CSM is a multi-talented technology, that also addresses the needs of future spacecraft, vehicles that are currently without defined plans for RMS capabilities that were enjoyed by spacecraft such as the Space Shuttle.

“Commercial crew and cargo transportation vehicles and NASA exploration vehicles, such as the Orion Multi-Purpose Crew Vehicle (MPCV), would accrue significant benefits if a robotic arm with performance capabilities similar to the Shuttle Remote Manipulator System (SRMS), but having much higher packaging efficiency, could be developed to fit on such vehicles,” added the Altius release.

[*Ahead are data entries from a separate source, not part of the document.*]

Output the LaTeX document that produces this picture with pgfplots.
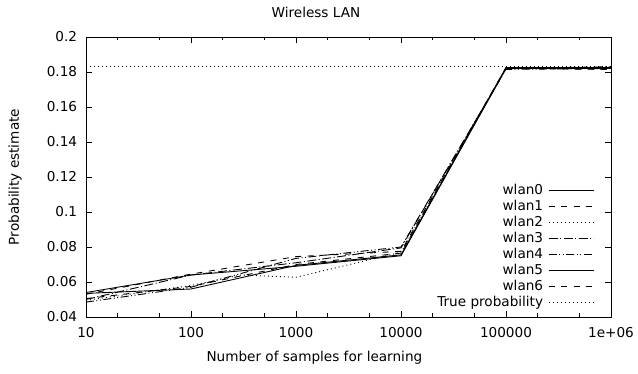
\documentclass[border=0pt]{standalone}
\usepackage{fontspec}
\setmainfont{DejaVu Sans}
\usepackage{pgfplots}
\pgfplotsset{compat=1.18}
\usetikzlibrary{calc}
\begin{document}
\fontsize{13.6bp}{16bp}\selectfont
\begin{tikzpicture}
\begin{axis}[
  scale only axis, width=525bp, height=280bp,
  xmode=log, xmin=10, xmax=1000000, ymin=0.04, ymax=0.2,
  xtick={10,100,1000,10000,100000,1000000},
  xticklabels={10,100,1000,10000,100000,1e+06},
  minor xtick={20,50,200,500,2000,5000,20000,50000,200000,500000},
  ytick={0.04,0.06,0.08,0.1,0.12,0.14,0.16,0.18,0.2},
  yticklabels={0.04,0.06,0.08,0.1,0.12,0.14,0.16,0.18,0.2},
  tick align=inside, major tick length=6bp, minor tick length=3.5bp,
  axis line style={line width=0.8bp},
  every tick/.style={black, line width=0.8bp},
  xticklabel style={anchor=center, inner sep=0pt, yshift=-15.5bp},
  yticklabel style={anchor=east, inner sep=0pt, xshift=-8.7bp},
  title={Wireless LAN},
  every axis title shift=0pt,
  title style={at={(axis description cs:0.438,1)}, anchor=center, inner sep=0pt, yshift=25bp},
  xlabel={Number of samples for learning},
  xlabel style={at={(axis description cs:0.435,0)}, anchor=center, inner sep=0pt, yshift=-41bp},
  ylabel={Probability estimate},
  ylabel style={at={(axis description cs:-0.1352,0.5)}, anchor=center, inner sep=0pt},
  legend plot pos=right,
  legend cell align=right,
  legend image code/.code={\draw[#1] (0bp,0bp) -- (45bp,0bp);},
  legend style={draw=none, fill=none, inner sep=0pt, outer sep=0pt,
    at={(rel axis cs:1,0)}, anchor=south east, xshift=-17bp, yshift=8bp,
    row sep=3bp, column sep=5bp,
    nodes={inner sep=0pt, text height=10bp, text depth=3bp}},
  every axis plot/.append style={black, line width=0.9bp},
]
\addplot[solid] coordinates {(10,0.0540) (100,0.0640) (1000,0.0690) (10000,0.0750) (100000,0.1820) (1000000,0.1820)};
\addlegendentry{wlan0}
\addplot[dash pattern=on 6bp off 6.5bp] coordinates {(10,0.0530) (100,0.0645) (1000,0.0745) (10000,0.0775) (100000,0.1825) (1000000,0.1815)};
\addlegendentry{wlan1}
\addplot[dash pattern=on 1bp off 3bp] coordinates {(10,0.0495) (100,0.0580) (300,0.0640) (1000,0.0627) (10000,0.0770) (100000,0.1820) (1000000,0.1820)};
\addlegendentry{wlan2}
\addplot[dash pattern=on 9bp off 2.5bp on 1bp off 2.5bp] coordinates {(10,0.0500) (100,0.0640) (1000,0.0710) (10000,0.0795) (100000,0.1820) (1000000,0.1830)};
\addlegendentry{wlan3}
\addplot[dash pattern=on 8bp off 2.5bp on 1bp off 2.5bp on 1bp off 2.5bp] coordinates {(10,0.0485) (100,0.0570) (1000,0.0735) (10000,0.0800) (100000,0.1815) (1000000,0.1820)};
\addlegendentry{wlan4}
\addplot[solid] coordinates {(10,0.0535) (100,0.0560) (1000,0.0695) (10000,0.0755) (100000,0.1825) (1000000,0.1825)};
\addlegendentry{wlan5}
\addplot[dash pattern=on 6bp off 6.5bp] coordinates {(10,0.0505) (100,0.0575) (1000,0.0700) (10000,0.0765) (100000,0.1820) (1000000,0.1815)};
\addlegendentry{wlan6}
\addplot[dash pattern=on 1bp off 3bp] coordinates {(10,0.1834) (1000000,0.1834)};
\addlegendentry{True probability}
\end{axis}
\pgfresetboundingbox
\path[use as bounding box] ($(current axis.south west)+(-86bp,-57bp)$) rectangle ($(current axis.north east)+(27bp,37bp)$);
\end{tikzpicture}
\end{document}
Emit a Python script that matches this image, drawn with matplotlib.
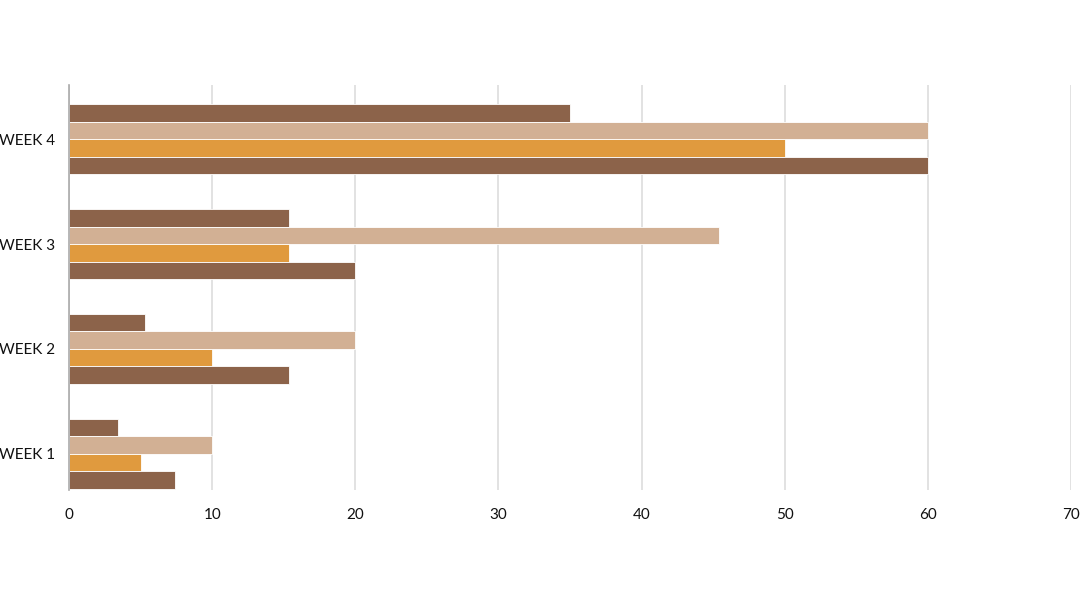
import matplotlib
matplotlib.use("Agg")
import matplotlib.pyplot as plt
import numpy as np

weeks = ["WEEK 1", "WEEK 2", "WEEK 3", "WEEK 4"]
series_a = [3.4, 5.3, 15.4, 35]    # top bar, dark brown
series_b = [10, 20, 45.4, 60]      # tan
series_c = [5, 10, 15.4, 50]       # orange
series_d = [7.4, 15.4, 20, 60]     # bottom bar, dark brown
xticks = [0, 10, 20, 30, 40, 50, 60, 70]

colors = ["#8C634A", "#D2B094", "#E09A3E", "#8C634A"]

plt.rcParams['font.family'] = ['Lato', 'DejaVu Sans']
fig = plt.figure(figsize=(10.8, 6.08), dpi=100)
ax = fig.add_axes([0.0639, 0.194, 0.9278, 0.666])

y = np.arange(len(weeks))
h = 0.167
offsets = [1.5 * h, 0.5 * h, -0.5 * h, -1.5 * h]
for vals, off, c in zip([series_a, series_b, series_c, series_d], offsets, colors):
    ax.barh(y + off, vals, height=h, color=c, edgecolor="white", linewidth=0.6, zorder=3)

ax.set_xlim(0, 70)
ax.set_ylim(-0.345, 3.515)
ax.set_xticks(xticks)
ax.set_xticklabels([str(t) for t in xticks])
ax.set_yticks(y)
ax.set_yticklabels(weeks)
ax.tick_params(axis='both', length=0, labelsize=11, colors="#111111")
ax.tick_params(axis='x', pad=13)
ax.tick_params(axis='y', pad=10)
ax.xaxis.grid(True, color="#DDDDDD", linewidth=1.2, zorder=0)
ax.set_axisbelow(True)
for s in ["top", "right", "bottom"]:
    ax.spines[s].set_visible(False)
ax.spines["left"].set_color("#AAAAAA")
ax.spines["left"].set_linewidth(1.2)
ax.spines["left"].set_zorder(4)

fig.savefig("out.png", dpi=100, facecolor="white")
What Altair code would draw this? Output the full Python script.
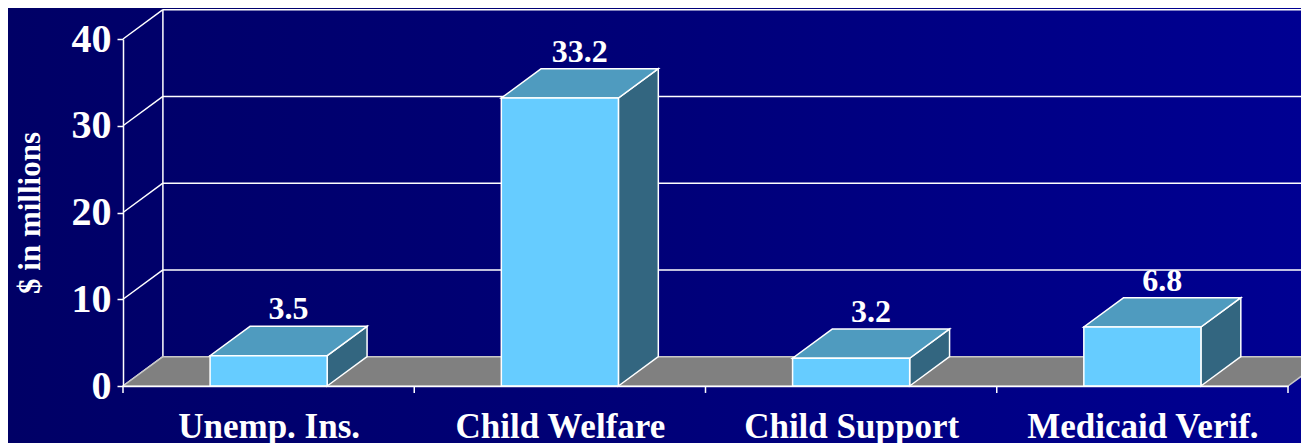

“Such an extendable/retractable RMS-class manipulator would enable inspection and repair of the vehicle windward and backshell TPS on missions to destinations other than the ISS and would additionally assist in EVA activities.”

Space manipulator development is performed at the Langley Research Center for the Game Changing Division of the NASA Office of Chief Technologist under the Human Robotics Systems Project. With Altius now onboard, the parties will benefit from the commercial requirements and systems engineering input provided by Altius, which will link very long-reach tendon-actuated manipulator technology development to commercial space missions.

Altius claims these new mission concepts and the technology developed under this SAA have the potential to open up completely new lines of commercial-space operations in payload handling, servicing, repair, and assembly.

“Together, Altius and NASA Langley Research Center will further develop and refine the mission requirements, concepts, and technologies that will make these new and valuable commercial payload delivery/return missions viable.”

(Images via Altius Space Machines, NASA, MDA and L2).